Thursday, March 24, 2005

The Bristol Stomp Redux

Today tastes like library paste, paper, and adhesive.

I remember in one list I was on, someone posted that she wouldn’t be participating for a while as she had just trashed all her supplies. Someone else posted my thought exactly when they said in response “Why on earth would you do something like that?”

But I tell ya, some nights I understand exactly where the first person was coming from.

I’ve been wrestling with this one design. I have a terrifically knittlerly construction going for a lacy moebius from the center out—and it just isn’t gelling. I get the needle all loaded up, and I’m ready to knit the first of some very very long rows—and I look down at the needle and the article that might go over a min pin’s head and I just can’t bring myself to trust the process and get it going. I want to have it done SOON SOON SOON for fall/winter submissions (which need to be actualized and in various hands by uhm . . . NOW) so I don’t want to invest the time and find that I have indeed created a dog collar. Pout.

So I took it all apart, and spent the evening fuddling around with a less wowie construction, a less wowie lace, practically down to two rows of garter, k2tog yo across, repeat until long enough. And well, the results did not wow me. So the project is currently on the back burner until Monday, when I may feel like dealing with it again. I may just whip up the center and two-three rows of plain knit in scrap yarn to prove that it doesn’t shrink past redemption.

Since my stress reliever was CAUSING stress, I went out to the other studio to play with ATC’s. I had recalled paper-weaving as a fun little technique, and had made a couple of cards much like scaled-down tarted up versions of the construction-paper placemats of kindergarten. I had some papers from a paper swap already about the right size, and some scrap watercolor from blotting mailing labels, so I was all set. Weft weft weft weft, and I was all done. Went to lift the paper . . . riiiiiiip. The header tore, and weft strips floated merrily out like blue and green snow. Buggah!!!!

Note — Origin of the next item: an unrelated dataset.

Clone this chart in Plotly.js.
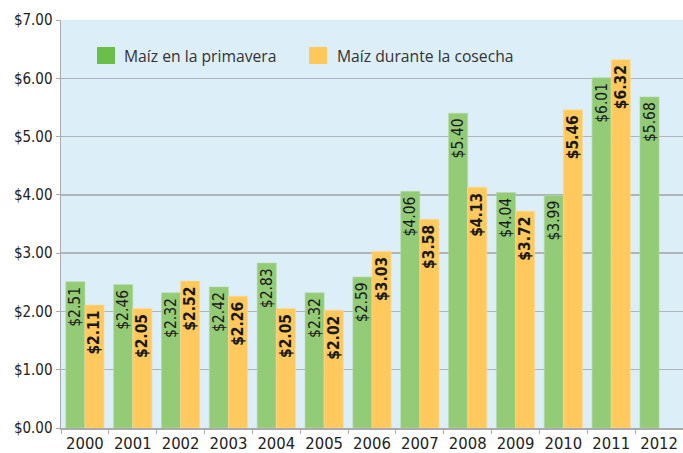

So I went back in the house before anything else could blow up in my hands. With nothing to do, and a big red mad on. Probably the worst combination possible because the boredom and inactivity heterodyne with the frustration.

I want to start on the story. I was hoping to be able to keep the Big Bad Muse locked in the closet till my birthday, and then begin it as a birthday present to myself. Start April 1, and have 50K words done by May 1, with the general arc and pacing complete. Then polish polish polish and there’s next year’s gift to self. Bind it as a folio edition for haw-haw’s. I have an idea for the form, and I see why the narrator is telling it that way, and I have no ideas at all regarding what will happen along the way. I’m just looking forward to the ride.

But at the same time, with stuff falling apart, do I want to begin another project that lives close to my heart? I love knitting, and paper arts are fun, but writing . . . writing is close to my core in a way that these others are not. Frustration does not equal devastation, after all. Because I did not have an attachment to the outcome of the ATC I wove last night, I was able to pull it from the heap, repair it, and complete it this morning before I left for work. When the old computer went to the silicon graveyard and took all my works with it, it took months for me to write more than a grocery list, and months more to begin getting interested in doing some self-study and writing practice. This will be the first big piece I’ve attempted since the other two were stillborn.

So while I like the symbolism and the neat little cycle, I recognize I ought to strike while the iron is hot, and get the thing rolling now before the window shuts., and it turns back into a painting again. But at the same time, I fear getting started and then having it fall apart on me. I care too much to take the chance, and yet if I don’t risk it, all the caring in the world won’t help me out.